SUPPLIED INFORMATION:
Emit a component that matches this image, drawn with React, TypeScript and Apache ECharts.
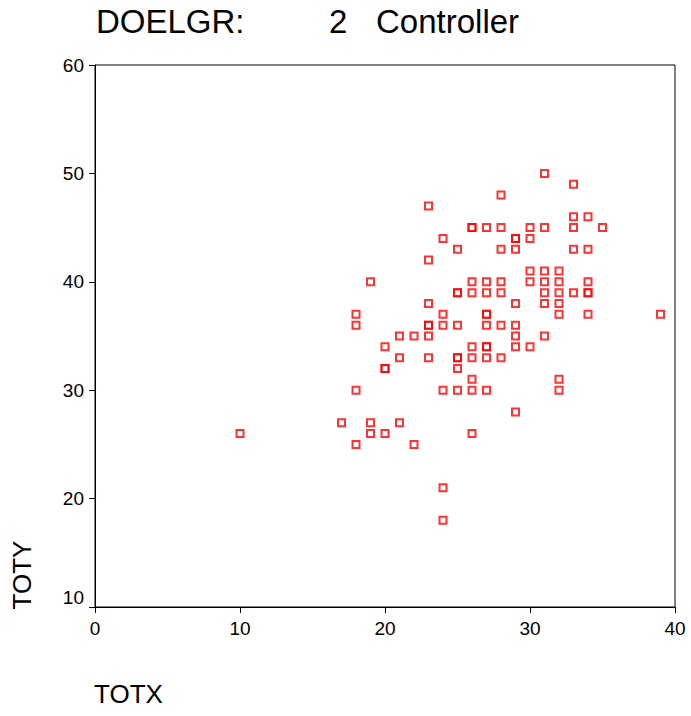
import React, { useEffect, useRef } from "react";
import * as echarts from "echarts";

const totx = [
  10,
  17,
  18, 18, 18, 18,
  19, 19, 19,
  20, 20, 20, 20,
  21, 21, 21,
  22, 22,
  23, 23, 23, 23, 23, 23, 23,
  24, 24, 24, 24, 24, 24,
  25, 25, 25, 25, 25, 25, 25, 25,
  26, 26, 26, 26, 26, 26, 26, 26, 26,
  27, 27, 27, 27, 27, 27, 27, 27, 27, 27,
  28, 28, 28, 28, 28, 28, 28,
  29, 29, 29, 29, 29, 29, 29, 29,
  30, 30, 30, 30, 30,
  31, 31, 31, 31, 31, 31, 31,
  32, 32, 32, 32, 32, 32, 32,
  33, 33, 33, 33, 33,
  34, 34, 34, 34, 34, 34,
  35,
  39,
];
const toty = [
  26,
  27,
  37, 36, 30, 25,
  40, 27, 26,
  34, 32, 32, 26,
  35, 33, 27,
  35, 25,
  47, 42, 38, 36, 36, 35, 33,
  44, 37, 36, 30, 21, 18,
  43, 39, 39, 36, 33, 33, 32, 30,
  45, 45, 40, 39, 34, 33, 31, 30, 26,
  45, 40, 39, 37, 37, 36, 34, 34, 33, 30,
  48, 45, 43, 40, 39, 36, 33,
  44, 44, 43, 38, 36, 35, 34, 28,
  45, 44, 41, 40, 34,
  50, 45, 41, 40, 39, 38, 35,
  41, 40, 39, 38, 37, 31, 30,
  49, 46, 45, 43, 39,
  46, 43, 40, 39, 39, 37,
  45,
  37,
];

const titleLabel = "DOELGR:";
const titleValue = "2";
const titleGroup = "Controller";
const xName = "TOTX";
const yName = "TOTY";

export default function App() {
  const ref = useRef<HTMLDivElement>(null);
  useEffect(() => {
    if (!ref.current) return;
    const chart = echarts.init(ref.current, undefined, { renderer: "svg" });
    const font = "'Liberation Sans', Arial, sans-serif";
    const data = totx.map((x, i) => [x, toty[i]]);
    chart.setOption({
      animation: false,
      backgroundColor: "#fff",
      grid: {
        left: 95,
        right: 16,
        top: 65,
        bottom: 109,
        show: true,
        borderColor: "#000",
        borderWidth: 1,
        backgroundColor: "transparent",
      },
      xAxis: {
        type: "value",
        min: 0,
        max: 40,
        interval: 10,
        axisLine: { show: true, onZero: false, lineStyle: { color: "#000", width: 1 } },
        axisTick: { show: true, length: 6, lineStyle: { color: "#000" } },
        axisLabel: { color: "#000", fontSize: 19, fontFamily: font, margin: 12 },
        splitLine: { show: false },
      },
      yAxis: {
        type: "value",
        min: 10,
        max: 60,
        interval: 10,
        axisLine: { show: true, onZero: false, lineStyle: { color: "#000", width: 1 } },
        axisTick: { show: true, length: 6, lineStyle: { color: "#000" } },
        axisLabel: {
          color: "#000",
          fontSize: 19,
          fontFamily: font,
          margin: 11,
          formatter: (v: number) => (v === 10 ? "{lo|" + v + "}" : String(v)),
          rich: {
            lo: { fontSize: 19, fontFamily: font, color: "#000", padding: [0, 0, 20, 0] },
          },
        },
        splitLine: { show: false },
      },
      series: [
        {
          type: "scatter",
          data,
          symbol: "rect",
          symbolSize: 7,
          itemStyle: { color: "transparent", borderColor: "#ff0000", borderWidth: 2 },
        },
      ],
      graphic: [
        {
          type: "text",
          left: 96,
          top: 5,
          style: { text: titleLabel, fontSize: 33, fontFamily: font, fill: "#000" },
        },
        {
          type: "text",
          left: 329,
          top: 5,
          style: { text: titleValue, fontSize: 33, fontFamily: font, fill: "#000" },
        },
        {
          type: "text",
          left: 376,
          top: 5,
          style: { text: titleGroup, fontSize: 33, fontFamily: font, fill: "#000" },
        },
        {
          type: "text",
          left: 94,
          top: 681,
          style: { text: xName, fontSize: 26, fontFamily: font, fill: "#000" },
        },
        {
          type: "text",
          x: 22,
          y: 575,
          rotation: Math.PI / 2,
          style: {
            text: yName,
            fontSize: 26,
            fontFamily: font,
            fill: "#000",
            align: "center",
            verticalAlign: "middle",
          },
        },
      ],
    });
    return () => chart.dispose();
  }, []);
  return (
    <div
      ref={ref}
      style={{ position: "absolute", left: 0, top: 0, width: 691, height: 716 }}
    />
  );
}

TO BE DONE: Starting at the first line of the material, output exactly the lines up to and including the one with "import * as". Do not include the pictures.

TASK ANSWER:
Emit a component that matches this image, drawn with React, TypeScript and Apache ECharts.
import React, { useEffect, useRef } from "react";
import * as echarts from "echarts";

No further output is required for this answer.